# Wooden Gans 356 Cube!



## 4Chan (May 5, 2015)

*
"Scientists are so preoccupied with whether or not they could
--that they don't stop to think if they should."*

I made this because I noticed something cool! 







It turns out that the whole screw+internal piece wasn’t unique to the Gans 356! It was actually preceded by the rubik’s 30th anniversary cube!







And the pieces ARE COMPATIBLE! (With several several hours of hard effort)
Once you remove the screws, the internal pieces can actually be screwed into eachother. I had to jig them together so that they’d be straight, and I tacked them with superglue before using a total of 2 mL of superglue to make sure the pieces were strong.







The center caps had to be shaped, which was a tough thing to do. Luckily, they came pre-drilled and I just had to be careful with a file.












With care, they were pretty flush!







The pieces had to be shaped, which was the longest part of the process, but with a dremel, it wasn't so bad.







After some stickering and lubicle weight 1, it was good to go!








The end product feels and sounds like a normal Gans 356! It's heavier than the Gans, but lighter than the rubik's 30th anniversary, so it's a managable weight. Here's a video of how it turns:


----------



## Robert-Y (May 5, 2015)

Awesome 

Coolest 3x3x3 I've seen in a while


----------



## 4Chan (May 5, 2015)

Thank you!


----------



## guysensei1 (May 5, 2015)

do some averages on this cube please!


----------



## qqwref (May 5, 2015)

So cool! No question, this is the best-turning wooden cube ever made. I love how you could use the 30th Anniversary Cube as a base for it, rather than making the pieces from scratch.


----------



## MarcelP (May 5, 2015)

Awesome!!


----------



## eff (May 5, 2015)

Very cool! Great!


----------



## 4Chan (May 5, 2015)

Ahhhh thanks everyone, you're all so kind!



guysensei1 said:


> do some averages on this cube please!



I'll do one tomorrow! Disclaimer: I'm slow!


----------



## Chree (May 5, 2015)

Both Rubik and Feynman would be proud. This is awesome!


----------



## Cubeologist (May 5, 2015)

Very cool, great idea. I can't believe it worked out so well!


----------



## TheCoolMinxer (May 5, 2015)

That's a pretty cool cube! I think it's awesome and I would really like to try the turning of this out!


----------



## Mes (May 5, 2015)

What, what about splinters...


----------



## 4Chan (May 5, 2015)

Mes said:


> What, what about splinters...



People who have owned a 30th anniversary cube can attest that's not an issue.

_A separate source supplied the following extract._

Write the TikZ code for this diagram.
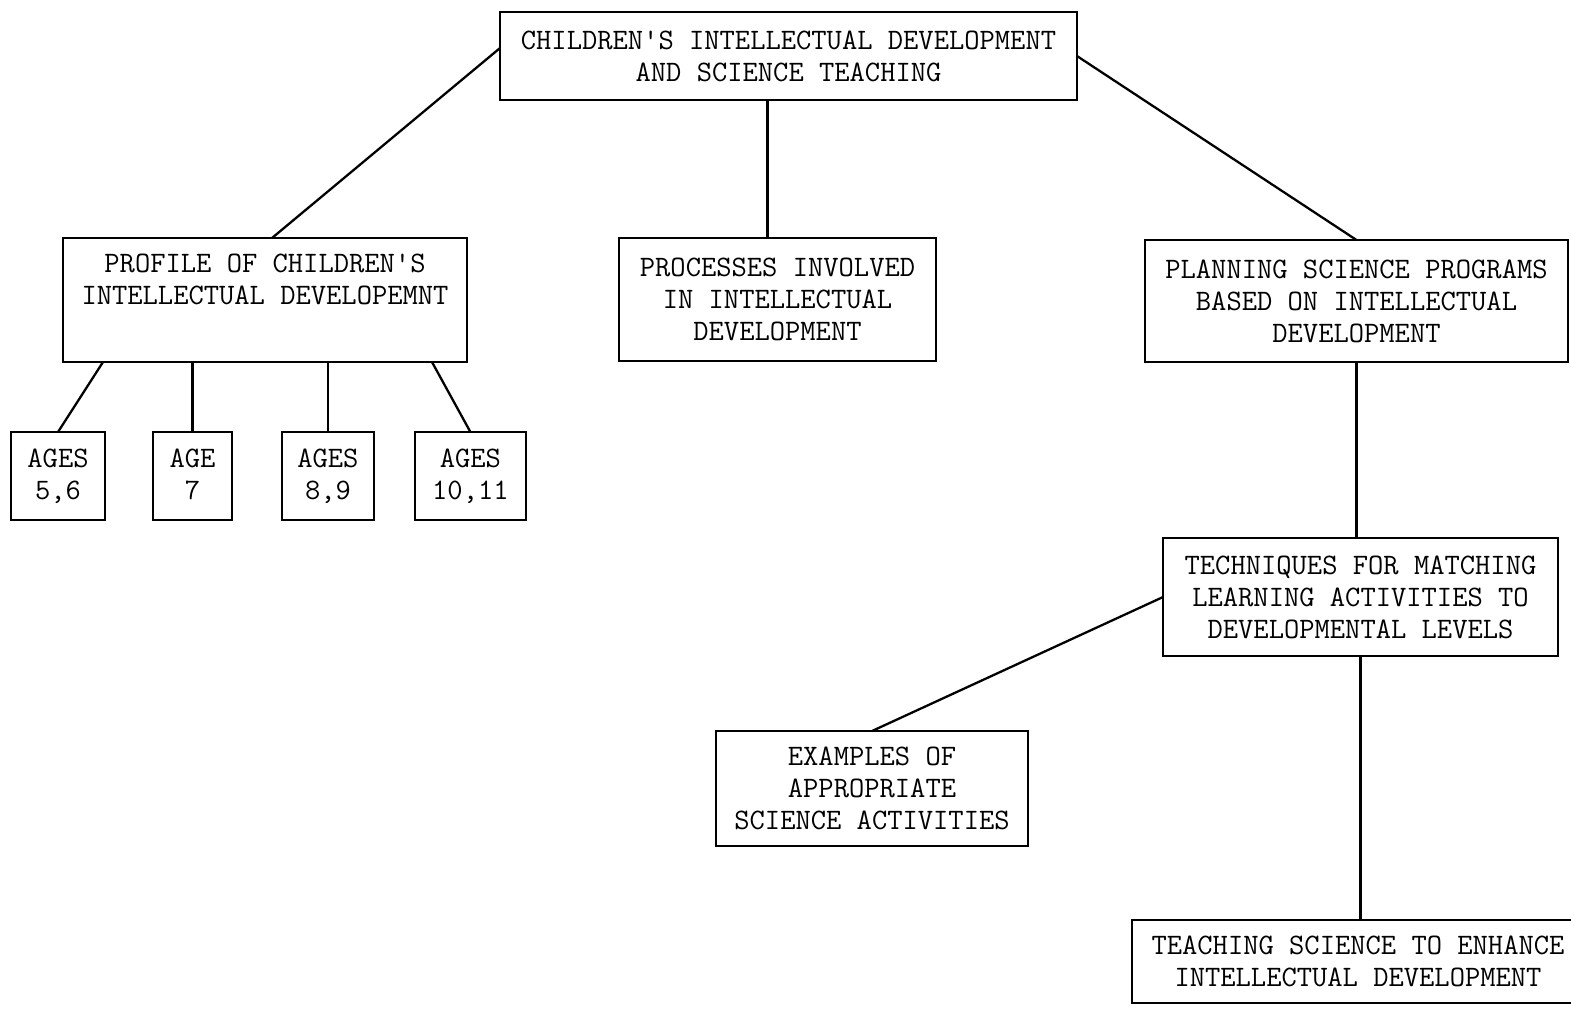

The type of wood they used doesn't seem to be the type to splinter easily.


----------



## illius (May 5, 2015)

I want to make one, if that's okay with you. Where can I get a wooden cube : how many were made?


----------



## 4Chan (May 5, 2015)

illius said:


> I want to make one, if that's okay with you. Where can I get a wooden cube : how many were made?



Good luck with it! When I bought my wooden rubik's back in 2010, it was $29.99 USD.

Here's the cheapest one I found recently.


----------



## Myachii (May 5, 2015)

4Chan said:


> Good luck with it! When I bought my wooden rubik's back in 2010, it was $29.99 USD.
> 
> Here's the cheapest one I found recently.



I also had a look and couldn't find another for under $100. This is definitely a v. cheap buy, so if you want one get your hands on it ASAP.


----------



## 4Chan (May 5, 2015)

Here's an update post:

For weight, It's somewhere between a YuXin 4x4 and a Moyu Aolong V2.
















16 second average of 5 during my break:


----------



## PenguinsDontFly (May 5, 2015)

is this cube competition legal?


----------



## AlexMaass (May 5, 2015)

PenguinsDontFly said:


> is this cube competition legal?



Probably. I don't see why not.


----------



## cashis (May 6, 2015)

is the one in the link the same one used in this?
PS, this is great.


----------



## 4Chan (May 6, 2015)

cashis said:


> is the one in the link the same one used in this?
> PS, this is great.



Thanks! I want to say yes, based on the wood pattern and the stickers, but I can't be certain without having the actual cube.

The only difference I can see, based on the website picture, is a different center logo.


----------



## CubeCow (May 6, 2015)

What even... I don't know what to think of this... This is pretty amazing.


----------



## AlexMaass (May 6, 2015)

Gans please mass produce this omg.


----------



## Rocky0701 (May 6, 2015)

Wow, at first I was skeptical, but it's incredible how good that turns. It's literally better than some plastic cubes like a Zhanchi or a Shaungren. That is awesome, GJ!


----------



## h2f (May 6, 2015)

Awesome!


----------



## pdilla (May 6, 2015)

HAHAHA! This is so friggen sweet. I wish I was handy with woodworking...


----------



## APdRF (May 6, 2015)

Wow, it's amazing how good it turns. Good job! Also, it's so cool to see 1LLL


----------



## CubeDatCube (Feb 21, 2016)

Wow.

The turning still looks amazing!


----------